*PROVIDED DATA*:

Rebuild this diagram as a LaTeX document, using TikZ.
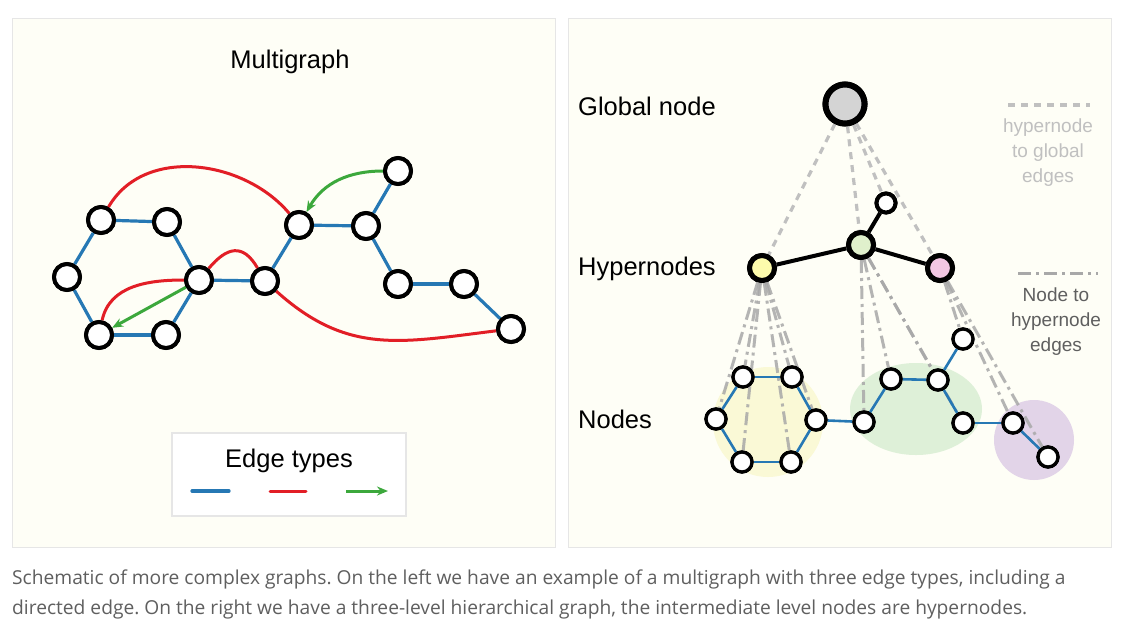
\documentclass[tikz,border=0pt]{standalone}
\usepackage{fontspec}
\setmainfont{Liberation Sans}
\newfontfamily\capfont{Open Sans}
\usetikzlibrary{arrows.meta}
\usetikzlibrary{positioning}
\frenchspacing

\definecolor{panelbg}{RGB}{254,254,246}
\definecolor{panelline}{RGB}{230,230,230}
\definecolor{eblue}{RGB}{38,120,180}
\definecolor{ered}{RGB}{226,30,38}
\definecolor{egreen}{RGB}{60,168,60}
\definecolor{gdash}{RGB}{192,192,192}
\definecolor{hdash}{RGB}{168,168,168}
\definecolor{gfill}{RGB}{212,212,212}
\definecolor{hyellow}{RGB}{253,251,172}
\definecolor{hgreen}{RGB}{224,240,204}
\definecolor{hpink}{RGB}{242,198,226}
\definecolor{blobyellow}{RGB}{250,249,214}
\definecolor{blobgreen}{RGB}{222,240,216}
\definecolor{blobpurple}{RGB}{226,212,232}
\definecolor{captxt}{RGB}{95,95,95}

\begin{document}
\begin{tikzpicture}[x=1pt,y=-1pt,
    mnode/.style={circle,draw,line width=4pt,fill=white,minimum size=26pt,inner sep=0pt},
    snode/.style={circle,draw,line width=3.3pt,fill=white,minimum size=20pt,inner sep=0pt},
    hyper/.style={circle,draw,line width=5pt,minimum size=25pt,inner sep=0pt},
    bedge/.style={eblue,line width=3.2pt},
    sedge/.style={eblue,line width=2.6pt},
    redge/.style={ered,line width=3pt},
    gedge/.style={egreen,line width=3pt,-{Stealth[length=11pt,width=9pt]}},
    kedge/.style={black,line width=4pt},
    glink/.style={gdash,line width=3.2pt,dash pattern=on 7pt off 6pt},
    nlink/.style={hdash,opacity=.85,line width=3pt,dash pattern=on 13pt off 5pt on 3pt off 5pt},
    lbl/.style={font=\fontsize{25.5}{30}\selectfont,inner sep=0pt}]

\useasboundingbox (0,0) rectangle (1126,630);
\fill[white] (0,0) rectangle (1126,630);
\draw[panelline,fill=panelbg] (12,18) rectangle (555,547);
\draw[panelline,fill=panelbg] (568,18) rectangle (1111,547);

% multigraph
\node[lbl,anchor=base] (mtitle) at (290,68) {Multigraph};

\node[mnode] (A) at (101,220) {};
\node[mnode] (B) at (167,222) {};
\node[mnode] (C) at (67,277) {};
\node[mnode] (D) at (199,280) {};
\node[mnode] (E) at (99,335) {};
\node[mnode] (F) at (166,335) {};
\node[mnode] (G) at (265,281) {};
\node[mnode] (H) at (299,225) {};
\node[mnode] (I) at (366,226) {};
\node[mnode] (J) at (398,171) {};
\node[mnode] (K) at (398,284) {};
\node[mnode] (L) at (464,284) {};
\node[mnode] (M) at (511,329) {};

\foreach \a/\b in {A/B,A/C,C/E,E/F,F/D,D/B,D/G,G/H,H/I,I/J,I/K,K/L,L/M}
    \draw[bedge] (\a) -- (\b);
\draw[redge] (A) to[out=60,in=130] (H);
\draw[redge] (E) to[out=78,in=180] (D);
\draw[redge] (D) to[out=50,in=120,looseness=1.5] (G);
\draw[redge] (G) to[out=-42,in=187,looseness=1.1] (M);
\draw[gedge] (D) -- (E);
\draw[gedge] (J) to[out=180,in=60] (H);

\foreach \n in {A,B,C,D,E,F,G,H,I,J,K,L,M}
    \node[mnode] at (\n) {};

\draw[panelline,line width=1.5pt,fill=white] (172,433) rectangle (406,516);
\node[lbl,anchor=base] (ltitle) at (289,467) {Edge types};
\coordinate (lb1) at (192,491); \coordinate (lb2) at (229,491);
\coordinate (lr1) at (270,491); \coordinate (lr2) at (306,491);
\coordinate (lg1) at (346,491); \coordinate (lg2) at (388,491);
\draw[bedge,line cap=round] (lb1) -- (lb2);
\draw[redge,line cap=round] (lr1) -- (lr2);
\draw[gedge] (lg1) -- (lg2);

% hierarchical graph
\node[lbl,anchor=base west] (tglob) at (578,115) {Global node};
\node[lbl,anchor=base west] (thyp) at (578,275) {Hypernodes};
\node[lbl,anchor=base west] (tnod) at (578,428) {Nodes};

\fill[blobyellow] (768,422) circle (55pt);
\fill[blobgreen] (916,409) ellipse [x radius=66pt,y radius=46pt];
\fill[blobpurple] (1034,440) circle (40pt);

\node[circle,draw,line width=6pt,fill=gfill,minimum size=39pt,inner sep=0pt] (glob) at (845,104) {};
\node[hyper,fill=hyellow] (hy) at (762,268) {};
\node[hyper,fill=hgreen] (hg) at (861,245) {};
\node[hyper,fill=hpink] (hp) at (940,268) {};
\node[snode,line width=4pt,minimum size=19pt] (hw) at (886,203) {};

\node[snode] (n1) at (743,377) {};
\node[snode] (n2) at (792,377) {};
\node[snode] (n3) at (716,419) {};
\node[snode] (n4) at (816,420) {};
\node[snode] (n5) at (742,462) {};
\node[snode] (n6) at (791,462) {};
\node[snode] (m1) at (864,422) {};
\node[snode] (m2) at (891,379) {};
\node[snode] (m3) at (938,380) {};
\node[snode] (m4) at (963,339) {};
\node[snode] (m5) at (963,423) {};
\node[snode] (p1) at (1013,423) {};
\node[snode] (p2) at (1048,457) {};

\foreach \h in {hy,hg,hp,hw}
    \draw[glink] (glob) -- (\h);
\foreach \h/\n in {hy/n1,hy/n2,hy/n3,hy/n4,hy/n5,hy/n6,hg/m1,hg/m2,hg/m3,hg/m5,hp/m4,hp/p1,hp/p2}
    \draw[nlink] (\h) -- (\n);

\foreach \a/\b in {n1/n2,n1/n3,n3/n5,n5/n6,n6/n4,n4/n2,n4/m1,m1/m2,m2/m3,m3/m4,m3/m5,m5/p1,p1/p2}
    \draw[sedge] (\a) -- (\b);
\draw[kedge] (hy) -- (hg);
\draw[kedge] (hg) -- (hp);
\draw[kedge] (hg) -- (hw);

\node[circle,draw,line width=6pt,fill=gfill,minimum size=39pt,inner sep=0pt] at (glob) {};
\node[hyper,fill=hyellow] at (hy) {};
\node[hyper,fill=hgreen] at (hg) {};
\node[hyper,fill=hpink] at (hp) {};
\node[snode,line width=4pt,minimum size=19pt] at (hw) {};
\foreach \n in {n1,n2,n3,n4,n5,n6,m1,m2,m3,m4,m5,p1,p2}
    \node[snode] at (\n) {};

\coordinate (gl1) at (1008,105); \coordinate (gl2) at (1090,105);
\coordinate (nl1) at (1018,273); \coordinate (nl2) at (1098,273);
\draw[glink] (gl1) -- (gl2);
\draw[nlink,opacity=1] (nl1) -- (nl2);
\node[gdash,align=center,font=\fontsize{19}{25}\selectfont,inner sep=0pt] (gtxt) at (1048,153) {hypernode\\to global\\edges};
\node[captxt,align=center,font=\fontsize{19}{25}\selectfont,inner sep=0pt] (ntxt) at (1056,322) {Node to\\hypernode\\edges};

% caption
\node[captxt,anchor=base west,inner sep=0pt,font=\capfont\fontsize{19.2}{24}\selectfont] (cap1) at (12,584)
    {Schematic of more complex graphs. On the left we have an example of a multigraph with three edge types, including a};
\node[captxt,anchor=base west,inner sep=0pt,font=\capfont\fontsize{19.2}{24}\selectfont] (cap2) at (12,614)
    {directed edge. On the right we have a three-level hierarchical graph, the intermediate level nodes are hypernodes.};
\end{tikzpicture}
\end{document}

*GOAL*:
Omit the pictures and output all of the other material exactly.

*EXERCISE OUTPUT*:
Rebuild this diagram as a LaTeX document, using TikZ.
\documentclass[tikz,border=0pt]{standalone}
\usepackage{fontspec}
\setmainfont{Liberation Sans}
\newfontfamily\capfont{Open Sans}
\usetikzlibrary{arrows.meta}
\usetikzlibrary{positioning}
\frenchspacing

\definecolor{panelbg}{RGB}{254,254,246}
\definecolor{panelline}{RGB}{230,230,230}
\definecolor{eblue}{RGB}{38,120,180}
\definecolor{ered}{RGB}{226,30,38}
\definecolor{egreen}{RGB}{60,168,60}
\definecolor{gdash}{RGB}{192,192,192}
\definecolor{hdash}{RGB}{168,168,168}
\definecolor{gfill}{RGB}{212,212,212}
\definecolor{hyellow}{RGB}{253,251,172}
\definecolor{hgreen}{RGB}{224,240,204}
\definecolor{hpink}{RGB}{242,198,226}
\definecolor{blobyellow}{RGB}{250,249,214}
\definecolor{blobgreen}{RGB}{222,240,216}
\definecolor{blobpurple}{RGB}{226,212,232}
\definecolor{captxt}{RGB}{95,95,95}

\begin{document}
\begin{tikzpicture}[x=1pt,y=-1pt,
    mnode/.style={circle,draw,line width=4pt,fill=white,minimum size=26pt,inner sep=0pt},
    snode/.style={circle,draw,line width=3.3pt,fill=white,minimum size=20pt,inner sep=0pt},
    hyper/.style={circle,draw,line width=5pt,minimum size=25pt,inner sep=0pt},
    bedge/.style={eblue,line width=3.2pt},
    sedge/.style={eblue,line width=2.6pt},
    redge/.style={ered,line width=3pt},
    gedge/.style={egreen,line width=3pt,-{Stealth[length=11pt,width=9pt]}},
    kedge/.style={black,line width=4pt},
    glink/.style={gdash,line width=3.2pt,dash pattern=on 7pt off 6pt},
    nlink/.style={hdash,opacity=.85,line width=3pt,dash pattern=on 13pt off 5pt on 3pt off 5pt},
    lbl/.style={font=\fontsize{25.5}{30}\selectfont,inner sep=0pt}]

\useasboundingbox (0,0) rectangle (1126,630);
\fill[white] (0,0) rectangle (1126,630);
\draw[panelline,fill=panelbg] (12,18) rectangle (555,547);
\draw[panelline,fill=panelbg] (568,18) rectangle (1111,547);

% multigraph
\node[lbl,anchor=base] (mtitle) at (290,68) {Multigraph};

\node[mnode] (A) at (101,220) {};
\node[mnode] (B) at (167,222) {};
\node[mnode] (C) at (67,277) {};
\node[mnode] (D) at (199,280) {};
\node[mnode] (E) at (99,335) {};
\node[mnode] (F) at (166,335) {};
\node[mnode] (G) at (265,281) {};
\node[mnode] (H) at (299,225) {};
\node[mnode] (I) at (366,226) {};
\node[mnode] (J) at (398,171) {};
\node[mnode] (K) at (398,284) {};
\node[mnode] (L) at (464,284) {};
\node[mnode] (M) at (511,329) {};

\foreach \a/\b in {A/B,A/C,C/E,E/F,F/D,D/B,D/G,G/H,H/I,I/J,I/K,K/L,L/M}
    \draw[bedge] (\a) -- (\b);
\draw[redge] (A) to[out=60,in=130] (H);
\draw[redge] (E) to[out=78,in=180] (D);
\draw[redge] (D) to[out=50,in=120,looseness=1.5] (G);
\draw[redge] (G) to[out=-42,in=187,looseness=1.1] (M);
\draw[gedge] (D) -- (E);
\draw[gedge] (J) to[out=180,in=60] (H);

\foreach \n in {A,B,C,D,E,F,G,H,I,J,K,L,M}
    \node[mnode] at (\n) {};

\draw[panelline,line width=1.5pt,fill=white] (172,433) rectangle (406,516);
\node[lbl,anchor=base] (ltitle) at (289,467) {Edge types};
\coordinate (lb1) at (192,491); \coordinate (lb2) at (229,491);
\coordinate (lr1) at (270,491); \coordinate (lr2) at (306,491);
\coordinate (lg1) at (346,491); \coordinate (lg2) at (388,491);
\draw[bedge,line cap=round] (lb1) -- (lb2);
\draw[redge,line cap=round] (lr1) -- (lr2);
\draw[gedge] (lg1) -- (lg2);

% hierarchical graph
\node[lbl,anchor=base west] (tglob) at (578,115) {Global node};
\node[lbl,anchor=base west] (thyp) at (578,275) {Hypernodes};
\node[lbl,anchor=base west] (tnod) at (578,428) {Nodes};

\fill[blobyellow] (768,422) circle (55pt);
\fill[blobgreen] (916,409) ellipse [x radius=66pt,y radius=46pt];
\fill[blobpurple] (1034,440) circle (40pt);

\node[circle,draw,line width=6pt,fill=gfill,minimum size=39pt,inner sep=0pt] (glob) at (845,104) {};
\node[hyper,fill=hyellow] (hy) at (762,268) {};
\node[hyper,fill=hgreen] (hg) at (861,245) {};
\node[hyper,fill=hpink] (hp) at (940,268) {};
\node[snode,line width=4pt,minimum size=19pt] (hw) at (886,203) {};

\node[snode] (n1) at (743,377) {};
\node[snode] (n2) at (792,377) {};
\node[snode] (n3) at (716,419) {};
\node[snode] (n4) at (816,420) {};
\node[snode] (n5) at (742,462) {};
\node[snode] (n6) at (791,462) {};
\node[snode] (m1) at (864,422) {};
\node[snode] (m2) at (891,379) {};
\node[snode] (m3) at (938,380) {};
\node[snode] (m4) at (963,339) {};
\node[snode] (m5) at (963,423) {};
\node[snode] (p1) at (1013,423) {};
\node[snode] (p2) at (1048,457) {};

\foreach \h in {hy,hg,hp,hw}
    \draw[glink] (glob) -- (\h);
\foreach \h/\n in {hy/n1,hy/n2,hy/n3,hy/n4,hy/n5,hy/n6,hg/m1,hg/m2,hg/m3,hg/m5,hp/m4,hp/p1,hp/p2}
    \draw[nlink] (\h) -- (\n);

\foreach \a/\b in {n1/n2,n1/n3,n3/n5,n5/n6,n6/n4,n4/n2,n4/m1,m1/m2,m2/m3,m3/m4,m3/m5,m5/p1,p1/p2}
    \draw[sedge] (\a) -- (\b);
\draw[kedge] (hy) -- (hg);
\draw[kedge] (hg) -- (hp);
\draw[kedge] (hg) -- (hw);

\node[circle,draw,line width=6pt,fill=gfill,minimum size=39pt,inner sep=0pt] at (glob) {};
\node[hyper,fill=hyellow] at (hy) {};
\node[hyper,fill=hgreen] at (hg) {};
\node[hyper,fill=hpink] at (hp) {};
\node[snode,line width=4pt,minimum size=19pt] at (hw) {};
\foreach \n in {n1,n2,n3,n4,n5,n6,m1,m2,m3,m4,m5,p1,p2}
    \node[snode] at (\n) {};

\coordinate (gl1) at (1008,105); \coordinate (gl2) at (1090,105);
\coordinate (nl1) at (1018,273); \coordinate (nl2) at (1098,273);
\draw[glink] (gl1) -- (gl2);
\draw[nlink,opacity=1] (nl1) -- (nl2);
\node[gdash,align=center,font=\fontsize{19}{25}\selectfont,inner sep=0pt] (gtxt) at (1048,153) {hypernode\\to global\\edges};
\node[captxt,align=center,font=\fontsize{19}{25}\selectfont,inner sep=0pt] (ntxt) at (1056,322) {Node to\\hypernode\\edges};

% caption
\node[captxt,anchor=base west,inner sep=0pt,font=\capfont\fontsize{19.2}{24}\selectfont] (cap1) at (12,584)
    {Schematic of more complex graphs. On the left we have an example of a multigraph with three edge types, including a};
\node[captxt,anchor=base west,inner sep=0pt,font=\capfont\fontsize{19.2}{24}\selectfont] (cap2) at (12,614)
    {directed edge. On the right we have a three-level hierarchical graph, the intermediate level nodes are hypernodes.};
\end{tikzpicture}
\end{document}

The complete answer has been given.